__Task to carry out__: Return nothing but the lines from the one with "Clone this chart in Altair." through the one with "by both panels)" in the data below, word for word and without pictures.

__The input__:

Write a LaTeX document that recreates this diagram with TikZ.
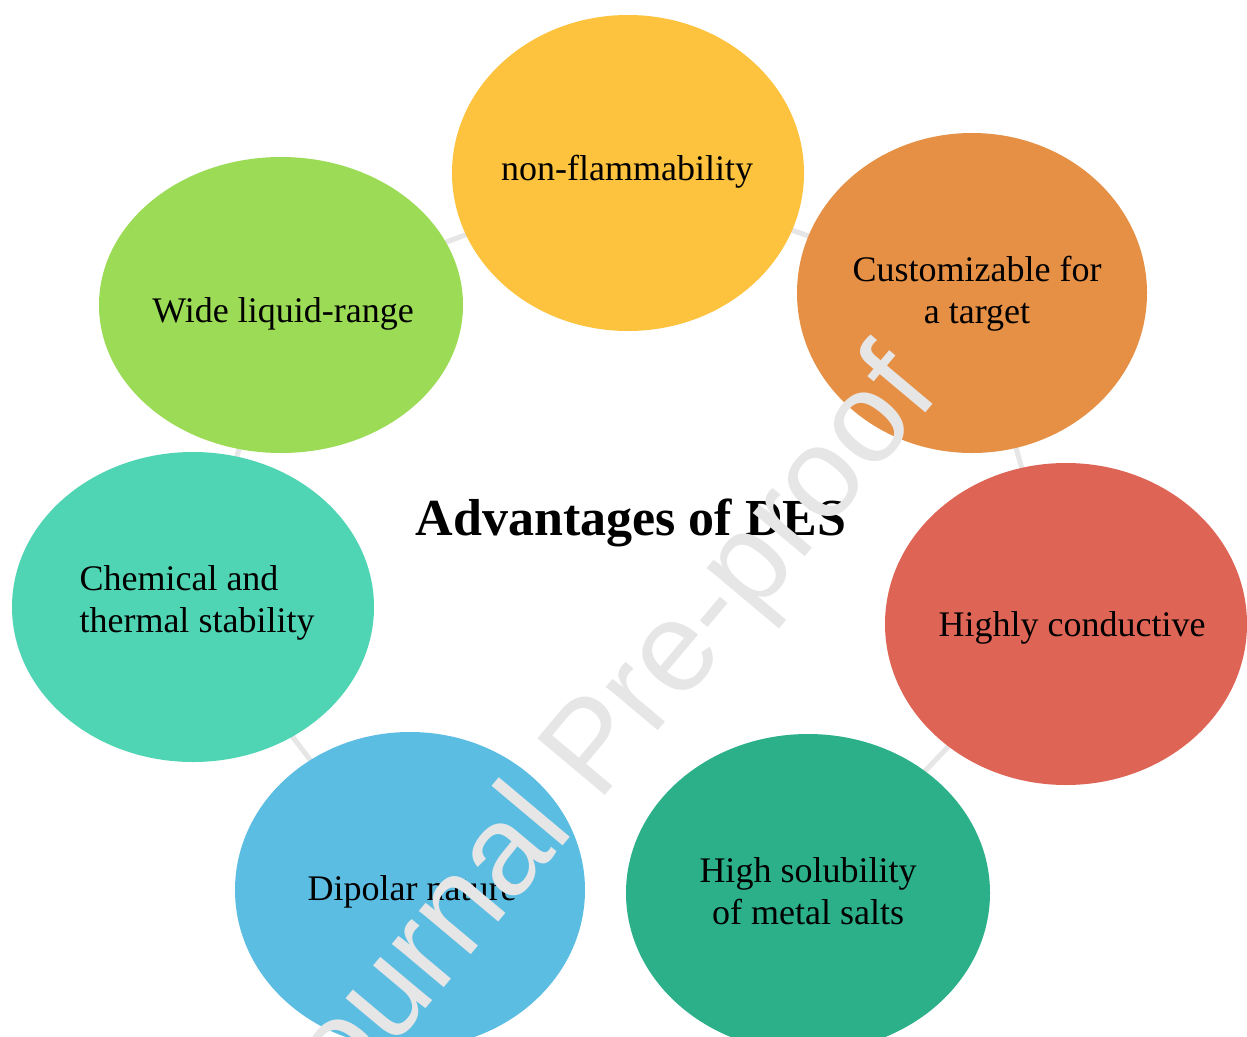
* * *
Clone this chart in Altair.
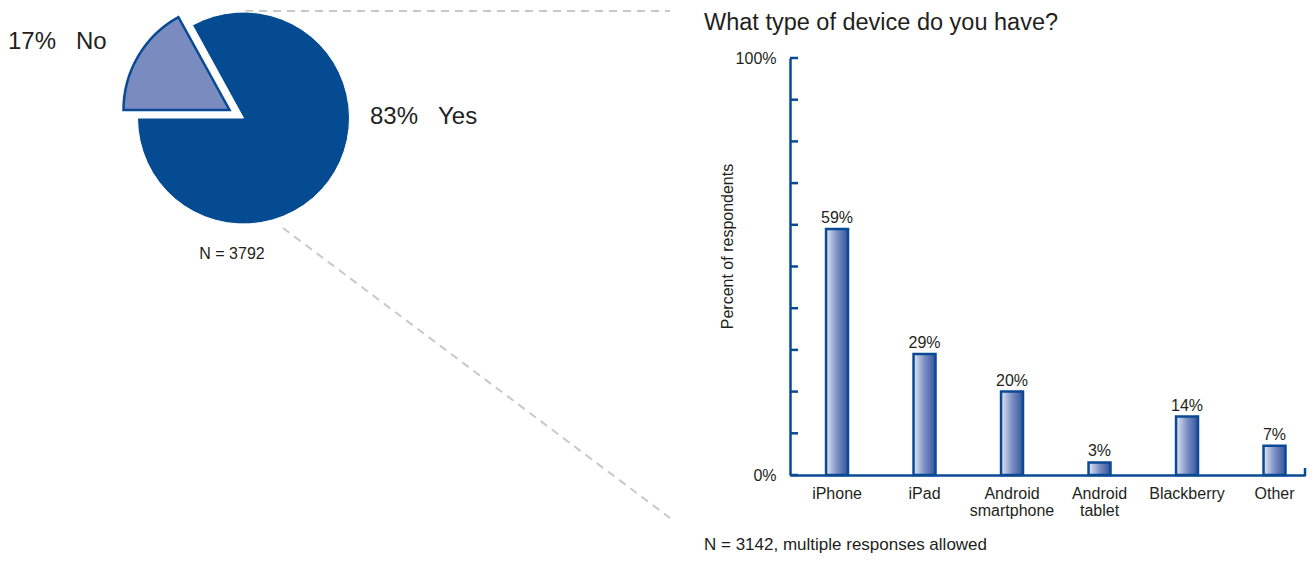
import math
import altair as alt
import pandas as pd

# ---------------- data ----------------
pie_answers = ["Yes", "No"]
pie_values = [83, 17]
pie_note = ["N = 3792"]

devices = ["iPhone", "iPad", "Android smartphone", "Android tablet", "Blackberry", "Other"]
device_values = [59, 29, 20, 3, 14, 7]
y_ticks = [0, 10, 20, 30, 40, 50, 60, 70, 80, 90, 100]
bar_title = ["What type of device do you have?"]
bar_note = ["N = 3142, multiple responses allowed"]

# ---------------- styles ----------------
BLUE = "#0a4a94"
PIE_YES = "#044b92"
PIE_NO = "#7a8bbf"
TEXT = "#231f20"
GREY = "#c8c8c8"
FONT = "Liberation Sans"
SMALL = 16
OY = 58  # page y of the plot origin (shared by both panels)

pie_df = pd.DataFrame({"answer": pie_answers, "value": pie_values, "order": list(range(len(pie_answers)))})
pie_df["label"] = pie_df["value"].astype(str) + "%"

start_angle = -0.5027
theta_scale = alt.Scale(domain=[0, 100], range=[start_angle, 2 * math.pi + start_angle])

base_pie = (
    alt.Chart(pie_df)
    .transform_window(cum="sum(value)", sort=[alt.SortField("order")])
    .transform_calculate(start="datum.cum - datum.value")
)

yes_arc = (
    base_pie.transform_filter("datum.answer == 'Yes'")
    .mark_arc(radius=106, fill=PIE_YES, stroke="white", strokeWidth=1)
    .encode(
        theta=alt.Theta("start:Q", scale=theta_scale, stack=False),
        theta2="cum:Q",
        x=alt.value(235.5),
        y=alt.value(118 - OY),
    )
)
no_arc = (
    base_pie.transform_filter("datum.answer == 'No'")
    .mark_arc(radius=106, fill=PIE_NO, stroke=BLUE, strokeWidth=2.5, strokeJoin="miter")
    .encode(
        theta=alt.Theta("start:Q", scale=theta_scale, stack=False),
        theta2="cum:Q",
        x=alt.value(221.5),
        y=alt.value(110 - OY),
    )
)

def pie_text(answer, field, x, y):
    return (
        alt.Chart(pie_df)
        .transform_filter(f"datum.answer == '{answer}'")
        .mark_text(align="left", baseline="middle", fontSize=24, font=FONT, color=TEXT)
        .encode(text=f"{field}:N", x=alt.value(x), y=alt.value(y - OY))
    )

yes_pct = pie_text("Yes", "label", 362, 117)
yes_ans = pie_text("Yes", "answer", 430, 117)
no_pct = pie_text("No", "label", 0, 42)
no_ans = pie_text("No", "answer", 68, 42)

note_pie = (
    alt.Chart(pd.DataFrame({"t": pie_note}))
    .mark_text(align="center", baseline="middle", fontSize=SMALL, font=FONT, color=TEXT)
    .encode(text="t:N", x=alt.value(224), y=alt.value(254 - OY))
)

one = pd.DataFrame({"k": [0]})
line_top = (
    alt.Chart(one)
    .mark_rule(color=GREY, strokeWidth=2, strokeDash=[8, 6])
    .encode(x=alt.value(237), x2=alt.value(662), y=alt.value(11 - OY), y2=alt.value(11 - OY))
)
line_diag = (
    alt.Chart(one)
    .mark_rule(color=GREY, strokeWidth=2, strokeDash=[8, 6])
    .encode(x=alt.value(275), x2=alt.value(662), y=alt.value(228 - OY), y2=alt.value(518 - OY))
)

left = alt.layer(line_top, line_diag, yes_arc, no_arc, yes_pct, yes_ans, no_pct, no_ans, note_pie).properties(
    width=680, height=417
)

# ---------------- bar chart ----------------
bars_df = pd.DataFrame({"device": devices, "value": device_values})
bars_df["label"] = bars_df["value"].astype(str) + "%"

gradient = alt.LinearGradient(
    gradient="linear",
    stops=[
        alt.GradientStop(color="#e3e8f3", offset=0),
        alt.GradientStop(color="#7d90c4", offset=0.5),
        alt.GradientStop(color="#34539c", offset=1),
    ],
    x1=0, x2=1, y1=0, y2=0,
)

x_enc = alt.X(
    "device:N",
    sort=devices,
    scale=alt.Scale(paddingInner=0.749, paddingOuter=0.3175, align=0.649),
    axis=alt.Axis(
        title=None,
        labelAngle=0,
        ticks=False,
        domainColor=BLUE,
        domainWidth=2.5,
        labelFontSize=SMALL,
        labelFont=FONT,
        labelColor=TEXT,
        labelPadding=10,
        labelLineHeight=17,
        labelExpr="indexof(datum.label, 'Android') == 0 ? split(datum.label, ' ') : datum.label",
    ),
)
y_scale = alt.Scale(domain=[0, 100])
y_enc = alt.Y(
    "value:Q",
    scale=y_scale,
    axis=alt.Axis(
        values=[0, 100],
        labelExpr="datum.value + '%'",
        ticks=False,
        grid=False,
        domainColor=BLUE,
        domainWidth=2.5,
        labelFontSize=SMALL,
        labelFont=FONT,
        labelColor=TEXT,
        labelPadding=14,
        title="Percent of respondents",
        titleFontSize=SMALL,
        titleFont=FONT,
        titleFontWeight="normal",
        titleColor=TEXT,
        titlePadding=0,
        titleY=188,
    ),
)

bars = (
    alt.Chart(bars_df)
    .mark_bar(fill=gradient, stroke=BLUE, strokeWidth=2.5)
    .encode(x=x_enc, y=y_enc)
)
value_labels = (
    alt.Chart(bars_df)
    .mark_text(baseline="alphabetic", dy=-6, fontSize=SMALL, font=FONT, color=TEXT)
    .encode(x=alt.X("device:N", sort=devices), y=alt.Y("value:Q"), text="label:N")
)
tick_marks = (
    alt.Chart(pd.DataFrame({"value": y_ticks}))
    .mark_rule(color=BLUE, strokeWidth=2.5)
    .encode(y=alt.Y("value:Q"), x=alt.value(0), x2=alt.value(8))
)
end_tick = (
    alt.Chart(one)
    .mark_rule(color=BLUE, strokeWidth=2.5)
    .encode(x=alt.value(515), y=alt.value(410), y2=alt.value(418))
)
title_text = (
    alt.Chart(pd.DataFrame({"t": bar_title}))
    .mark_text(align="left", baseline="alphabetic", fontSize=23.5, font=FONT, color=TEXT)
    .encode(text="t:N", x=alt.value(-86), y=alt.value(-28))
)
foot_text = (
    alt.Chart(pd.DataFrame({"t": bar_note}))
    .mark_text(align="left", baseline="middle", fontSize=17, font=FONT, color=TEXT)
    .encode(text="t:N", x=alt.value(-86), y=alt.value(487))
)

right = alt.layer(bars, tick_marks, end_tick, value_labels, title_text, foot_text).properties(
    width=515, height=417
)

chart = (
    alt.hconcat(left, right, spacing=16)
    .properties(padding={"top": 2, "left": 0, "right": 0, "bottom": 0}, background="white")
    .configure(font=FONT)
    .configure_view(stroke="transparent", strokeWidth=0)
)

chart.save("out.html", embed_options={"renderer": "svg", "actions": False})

__Exercise result__:
Clone this chart in Altair.
import math
import altair as alt
import pandas as pd

# ---------------- data ----------------
pie_answers = ["Yes", "No"]
pie_values = [83, 17]
pie_note = ["N = 3792"]

devices = ["iPhone", "iPad", "Android smartphone", "Android tablet", "Blackberry", "Other"]
device_values = [59, 29, 20, 3, 14, 7]
y_ticks = [0, 10, 20, 30, 40, 50, 60, 70, 80, 90, 100]
bar_title = ["What type of device do you have?"]
bar_note = ["N = 3142, multiple responses allowed"]

# ---------------- styles ----------------
BLUE = "#0a4a94"
PIE_YES = "#044b92"
PIE_NO = "#7a8bbf"
TEXT = "#231f20"
GREY = "#c8c8c8"
FONT = "Liberation Sans"
SMALL = 16
OY = 58  # page y of the plot origin (shared by both panels)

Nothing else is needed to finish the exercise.